Tuesday, September 29, 2009

Quick Tip: Taking Good Meeting Minutes

meeting - people seated around a table

Do you take part in meetings: meetings within a company, meetings with clients, meetings of a non-profit organization you are involved with, etc.?

For almost all meetings, I recommend that someone takes and shares meeting minutes - but very abbreviated meeting minutes. All you really need to know is:

1. Who was there (and who was invited but couldn't make it).

2. What decisions were made.

3. What to-do items were assigned - who is going to do what, by when.

Writing down these few things takes very little time - and saves time in the long run!

Photo Credit:


SueBK said...

I spent many years taking minutes for various committees. I couldn't believe the dribble that some people would include.

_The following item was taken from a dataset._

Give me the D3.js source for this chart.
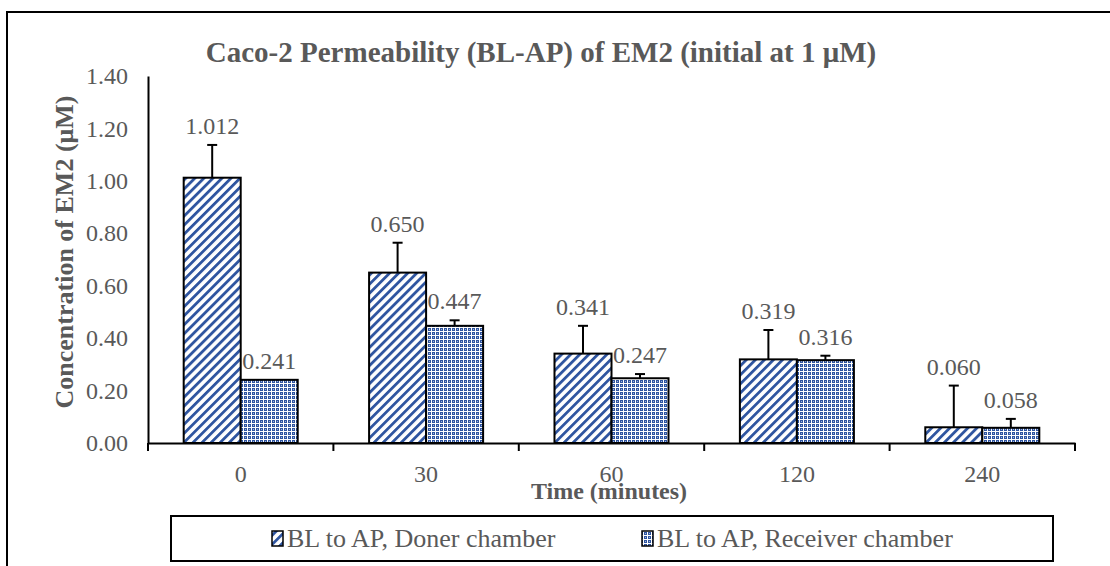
<!DOCTYPE html>
<html><head><meta charset="utf-8">
<script src="https://cdn.jsdelivr.net/npm/d3@7/dist/d3.min.js"></script>
<style>html,body{margin:0;padding:0;background:#fff;}svg{display:block;}</style>
</head><body><svg id="c" width="1110" height="566"></svg>
<script>
const categories = ["0", "30", "60", "120", "240"];
const seriesNames = ["BL to AP, Doner chamber", "BL to AP, Receiver chamber"];
const donerValues = [1.012, 0.650, 0.341, 0.319, 0.060];
const receiverValues = [0.241, 0.447, 0.247, 0.316, 0.058];
const donerErrors = [0.125, 0.114, 0.106, 0.112, 0.159];
const receiverErrors = [0.000, 0.021, 0.016, 0.017, 0.034];
const yTicks = [0, 0.2, 0.4, 0.6, 0.8, 1.0, 1.2, 1.4];
const titleText = "Caco-2 Permeability (BL-AP) of EM2 (initial at 1 μM)";
const xTitle = "Time (minutes)";
const yTitle = "Concentration of EM2 (μM)";

const FONT = "Liberation Serif";
const svg = d3.select("#c");
const blue = "#2F55A0", gray = "#595959";

const defs = svg.append("defs");
const p1 = defs.append("pattern").attr("id","stripe").attr("patternUnits","userSpaceOnUse")
  .attr("width",6.4).attr("height",6.4).attr("patternTransform","rotate(45)");
p1.append("rect").attr("width",6.4).attr("height",6.4).attr("fill","#fff");
p1.append("rect").attr("x",0).attr("width",2.8).attr("height",6.4).attr("fill",blue);
const p2 = defs.append("pattern").attr("id","check").attr("patternUnits","userSpaceOnUse")
  .attr("width",4).attr("height",4);
p2.append("rect").attr("width",4).attr("height",4).attr("fill","#fff");
p2.append("rect").attr("x",0).attr("y",0).attr("width",3).attr("height",3).attr("fill",blue);
p2.append("rect").attr("x",1).attr("y",1).attr("width",1).attr("height",1).attr("fill","#9fb3dc");

svg.append("rect").attr("x",7).attr("y",12).attr("width",1200).attr("height",700)
  .attr("fill","none").attr("stroke","#000").attr("stroke-width",2);

const x0 = 148, x1 = 1075, yBot = 443, yTop = 76;
const x = d3.scaleBand().domain(categories).range([x0,x1]).padding(0);
const y = d3.scaleLinear().domain([0,1.4]).range([yBot,yTop]);
const bw = x.bandwidth()*0.3075;

function txt(sel){ return sel.style("font-family", FONT); }

txt(svg.append("text")).attr("x",541).attr("y",62).attr("text-anchor","middle")
  .attr("font-size",29).attr("font-weight","bold").attr("fill",gray).text(titleText);

const yAxis = svg.append("g").attr("transform",`translate(${x0},0)`)
  .call(d3.axisLeft(y).tickValues(yTicks).tickFormat(d3.format(".2f")).tickSize(0).tickPadding(20));
yAxis.select(".domain").attr("stroke","#000").attr("stroke-width",2);
yAxis.selectAll("text").attr("font-size",24).attr("fill",gray).style("font-family",FONT);

const series = [
  {vals: donerValues, errs: donerErrors, fill: "url(#stripe)", off: -1},
  {vals: receiverValues, errs: receiverErrors, fill: "url(#check)", off: 0}
];
series.forEach(s => {
  const g = svg.append("g");
  categories.forEach((c,i) => {
    const bx = x(c) + x.bandwidth()/2 + s.off*bw;
    const v = s.vals[i], e = s.errs[i];
    g.append("rect").attr("x",bx).attr("y",y(v)).attr("width",bw).attr("height",y(0)-y(v))
      .attr("fill",s.fill).attr("stroke","#000").attr("stroke-width",2);
    const cx = bx + bw/2;
    if (e > 0) {
      g.append("line").attr("x1",cx).attr("x2",cx).attr("y1",y(v)).attr("y2",y(v+e)).attr("stroke","#000").attr("stroke-width",2);
      g.append("line").attr("x1",cx-5).attr("x2",cx+5).attr("y1",y(v+e)).attr("y2",y(v+e)).attr("stroke","#000").attr("stroke-width",2);
    }
    txt(g.append("text")).attr("x",cx).attr("y",y(v+e)-11).attr("text-anchor","middle")
      .attr("font-size",24).attr("fill",gray).text(d3.format(".3f")(v));
  });
});

const xAxis = svg.append("g").attr("transform",`translate(0,${yBot})`)
  .call(d3.axisBottom(x).tickSize(0).tickPadding(22));
xAxis.select(".domain").attr("stroke","#000").attr("stroke-width",2);
xAxis.selectAll("text").attr("font-size",24).attr("fill",gray).style("font-family",FONT);
const bounds = categories.map(c => x(c)).concat([x1]);
xAxis.selectAll(".bt").data(bounds).enter().append("line").attr("class","bt")
  .attr("x1",d=>d).attr("x2",d=>d).attr("y1",0).attr("y2",8).attr("stroke","#000").attr("stroke-width",2);

txt(svg.append("text")).attr("x",609).attr("y",499).attr("text-anchor","middle")
  .attr("font-size",24).attr("font-weight","bold").attr("fill",gray).text(xTitle);
txt(svg.append("text")).attr("transform",`translate(73,252) rotate(-90)`).attr("text-anchor","middle")
  .attr("font-size",26).attr("font-weight","bold").attr("fill",gray).text(yTitle);

svg.append("rect").attr("x",171).attr("y",516).attr("width",882).attr("height",45)
  .attr("fill","#fff").attr("stroke","#000").attr("stroke-width",2);
const legX = [272, 642];
seriesNames.forEach((n,i) => {
  svg.append("rect").attr("x",legX[i]).attr("y",531).attr("width",11).attr("height",15)
    .attr("fill", series[i].fill).attr("stroke","#000").attr("stroke-width",1.5);
  txt(svg.append("text")).attr("x",legX[i]+15).attr("y",547).attr("font-size",26).attr("fill",gray).text(n);
});
</script></body></html>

I generally set out my minutes in three columns. As you suggest, I only included decisions in the main text. The other two columns were for who was responsible to take action for a decision and when that action would be taken. This enables minutes to be used and useful in future meetings.

My minutes basically stated "Mr X will do y by this date." The columns allows you to quickly run through the previous minutes and make sure all actions have been undertaken.

It's important to keep the purpose in mind when drafting minutes. Minutes generally are not required to give a blow by blow account of an entire meeting (unless they're Hansard), but are required to remind the group at their future meetings of the important details of past meetings. (Not ALL details, just IMPORTANT details :-)

If discussion of an issue is heated or protracted, I would note just that. NOT the details of the discussion, but simply that there was a lot of it, or that was a disagreement. The purpose again, simply to record for the future, that this was not cut and dried issue.

Jeri Dansky said...

SueBK, I totally agree with you. :-)

(And I just learned what Hansard means!)

One more point: Minutes taken like this allow anyone who missed a meeting to quickly learn everything he or she really needs to know.